**Given task**
Restate the whole listing word for word. Pictures are left out.

====== Raw data

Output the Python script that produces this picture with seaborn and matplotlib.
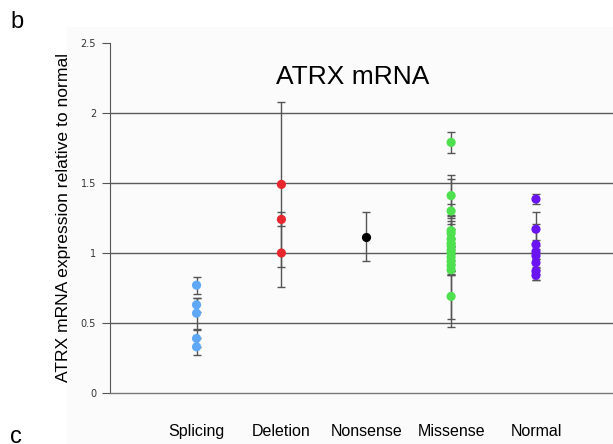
import pandas as pd
import seaborn as sns
import matplotlib.pyplot as plt
from matplotlib.patches import Rectangle

# data
categories = ["Splicing", "Deletion", "Nonsense", "Missense", "Normal"]
colors = ["#5ea8f7", "#e8262d", "#000000", "#4fe04f", "#6a14f2"]

splicing = [0.77, 0.63, 0.57, 0.39, 0.33]
splicing_err = [0.06, 0.05, 0.11, 0.06, 0.06]
deletion = [1.49, 1.24, 1.00]
deletion_err = [0.59, 0.05, 0.24]
nonsense = [1.115]
nonsense_err = [0.175]
missense = [1.79, 1.41, 1.30, 1.16, 1.14, 1.10, 1.07, 1.05, 1.02, 1.00, 0.97, 0.94, 0.91, 0.88, 0.69]
missense_err = [0.075, 0.145, 0.05, 0.05, 0.09, 0.07, 0.2, 0.05, 0.03, 0.53, 0.1, 0.1, 0.04, 0.04, 0.16]
normal = [1.385, 1.17, 1.06, 1.01, 0.98, 0.93, 0.87, 0.84]
normal_err = [0.035, 0.12, 0.03, 0.2, 0.02, 0.03, 0.02, 0.035]

rows = []
for cat, vals, errs in zip(categories,
                           [splicing, deletion, nonsense, missense, normal],
                           [splicing_err, deletion_err, nonsense_err, missense_err, normal_err]):
    for v, e in zip(vals, errs):
        rows.append({"group": cat, "value": v, "err": e})
df = pd.DataFrame(rows)
df["group"] = pd.Categorical(df["group"], categories=categories, ordered=True)
df["pos"] = df["group"].cat.codes

sns.set_style("white")
plt.rcParams["font.family"] = ["Liberation Sans", "DejaVu Sans"]
plt.rcParams["text.color"] = "black"
plt.rcParams["axes.labelcolor"] = "black"
plt.rcParams["xtick.color"] = "black"

fig = plt.figure(figsize=(6.13, 4.44), dpi=100)
# faint chart-area background
fig.patches.append(Rectangle((67 / 613, 0), 1, 1 - 27 / 444, transform=fig.transFigure,
                             facecolor="#fbfbfb", edgecolor="none", zorder=-10))
ax = fig.add_axes([110 / 613, 51 / 444, 1 - 110 / 613 + 0.01, 350 / 444])
ax.patch.set_alpha(0)

# gridlines
for g in [0.5, 1.0, 1.5, 2.0]:
    ax.axhline(g, color="#5a5a5a", lw=1.0, zorder=1)

ax.errorbar(df["pos"], df["value"], yerr=df["err"], fmt="none", ecolor="#555555",
            elinewidth=1.0, capsize=3, capthick=1.0, zorder=2)
sns.stripplot(data=df, x="group", y="value", hue="group", palette=colors, jitter=False,
              size=6.6, linewidth=0, legend=False, ax=ax, zorder=3)

ax.set_xlim(-1.02, 4.98)
ax.set_ylim(0, 2.5)
ax.set_yticks([0, 0.5, 1, 1.5, 2, 2.5])
ax.set_yticklabels(["0", "0.5", "1", "1.5", "2", "2.5"], fontsize=7, color="#333333",
                   family="DejaVu Sans")
ax.tick_params(axis="y", direction="out", length=6, width=0.8, color="#555555", left=True, pad=4)
ax.tick_params(axis="x", length=0, pad=22, labelsize=11.5, labelcolor="black")
ax.set_xlabel("")
ax.set_ylabel("ATRX mRNA expression relative to normal", fontsize=12.6, labelpad=7)

for side in ["top", "right"]:
    ax.spines[side].set_visible(False)
ax.spines["left"].set_color("#555555")
ax.spines["left"].set_linewidth(0.8)
ax.spines["bottom"].set_color("#777777")
ax.spines["bottom"].set_linewidth(1.0)

ax.text(353 / 613, 1 - 77 / 444, "ATRX mRNA", transform=fig.transFigure, fontsize=19,
        ha="center", va="center")
fig.text(10 / 613, 1 - 22 / 444, "b", fontsize=17, va="center", ha="left")
fig.text(10 / 613, -4 / 444, "c", fontsize=17, va="bottom", ha="left")

fig.savefig("out.png", dpi=100)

============

**Worked solution**
Output the Python script that produces this picture with seaborn and matplotlib.
import pandas as pd
import seaborn as sns
import matplotlib.pyplot as plt
from matplotlib.patches import Rectangle

# data
categories = ["Splicing", "Deletion", "Nonsense", "Missense", "Normal"]
colors = ["#5ea8f7", "#e8262d", "#000000", "#4fe04f", "#6a14f2"]

splicing = [0.77, 0.63, 0.57, 0.39, 0.33]
splicing_err = [0.06, 0.05, 0.11, 0.06, 0.06]
deletion = [1.49, 1.24, 1.00]
deletion_err = [0.59, 0.05, 0.24]
nonsense = [1.115]
nonsense_err = [0.175]
missense = [1.79, 1.41, 1.30, 1.16, 1.14, 1.10, 1.07, 1.05, 1.02, 1.00, 0.97, 0.94, 0.91, 0.88, 0.69]
missense_err = [0.075, 0.145, 0.05, 0.05, 0.09, 0.07, 0.2, 0.05, 0.03, 0.53, 0.1, 0.1, 0.04, 0.04, 0.16]
normal = [1.385, 1.17, 1.06, 1.01, 0.98, 0.93, 0.87, 0.84]
normal_err = [0.035, 0.12, 0.03, 0.2, 0.02, 0.03, 0.02, 0.035]

rows = []
for cat, vals, errs in zip(categories,
                           [splicing, deletion, nonsense, missense, normal],
                           [splicing_err, deletion_err, nonsense_err, missense_err, normal_err]):
    for v, e in zip(vals, errs):
        rows.append({"group": cat, "value": v, "err": e})
df = pd.DataFrame(rows)
df["group"] = pd.Categorical(df["group"], categories=categories, ordered=True)
df["pos"] = df["group"].cat.codes

sns.set_style("white")
plt.rcParams["font.family"] = ["Liberation Sans", "DejaVu Sans"]
plt.rcParams["text.color"] = "black"
plt.rcParams["axes.labelcolor"] = "black"
plt.rcParams["xtick.color"] = "black"

fig = plt.figure(figsize=(6.13, 4.44), dpi=100)
# faint chart-area background
fig.patches.append(Rectangle((67 / 613, 0), 1, 1 - 27 / 444, transform=fig.transFigure,
                             facecolor="#fbfbfb", edgecolor="none", zorder=-10))
ax = fig.add_axes([110 / 613, 51 / 444, 1 - 110 / 613 + 0.01, 350 / 444])
ax.patch.set_alpha(0)

# gridlines
for g in [0.5, 1.0, 1.5, 2.0]:
    ax.axhline(g, color="#5a5a5a", lw=1.0, zorder=1)

ax.errorbar(df["pos"], df["value"], yerr=df["err"], fmt="none", ecolor="#555555",
            elinewidth=1.0, capsize=3, capthick=1.0, zorder=2)
sns.stripplot(data=df, x="group", y="value", hue="group", palette=colors, jitter=False,
              size=6.6, linewidth=0, legend=False, ax=ax, zorder=3)

ax.set_xlim(-1.02, 4.98)
ax.set_ylim(0, 2.5)
ax.set_yticks([0, 0.5, 1, 1.5, 2, 2.5])
ax.set_yticklabels(["0", "0.5", "1", "1.5", "2", "2.5"], fontsize=7, color="#333333",
                   family="DejaVu Sans")
ax.tick_params(axis="y", direction="out", length=6, width=0.8, color="#555555", left=True, pad=4)
ax.tick_params(axis="x", length=0, pad=22, labelsize=11.5, labelcolor="black")
ax.set_xlabel("")
ax.set_ylabel("ATRX mRNA expression relative to normal", fontsize=12.6, labelpad=7)

for side in ["top", "right"]:
    ax.spines[side].set_visible(False)
ax.spines["left"].set_color("#555555")
ax.spines["left"].set_linewidth(0.8)
ax.spines["bottom"].set_color("#777777")
ax.spines["bottom"].set_linewidth(1.0)

ax.text(353 / 613, 1 - 77 / 444, "ATRX mRNA", transform=fig.transFigure, fontsize=19,
        ha="center", va="center")
fig.text(10 / 613, 1 - 22 / 444, "b", fontsize=17, va="center", ha="left")
fig.text(10 / 613, -4 / 444, "c", fontsize=17, va="bottom", ha="left")

fig.savefig("out.png", dpi=100)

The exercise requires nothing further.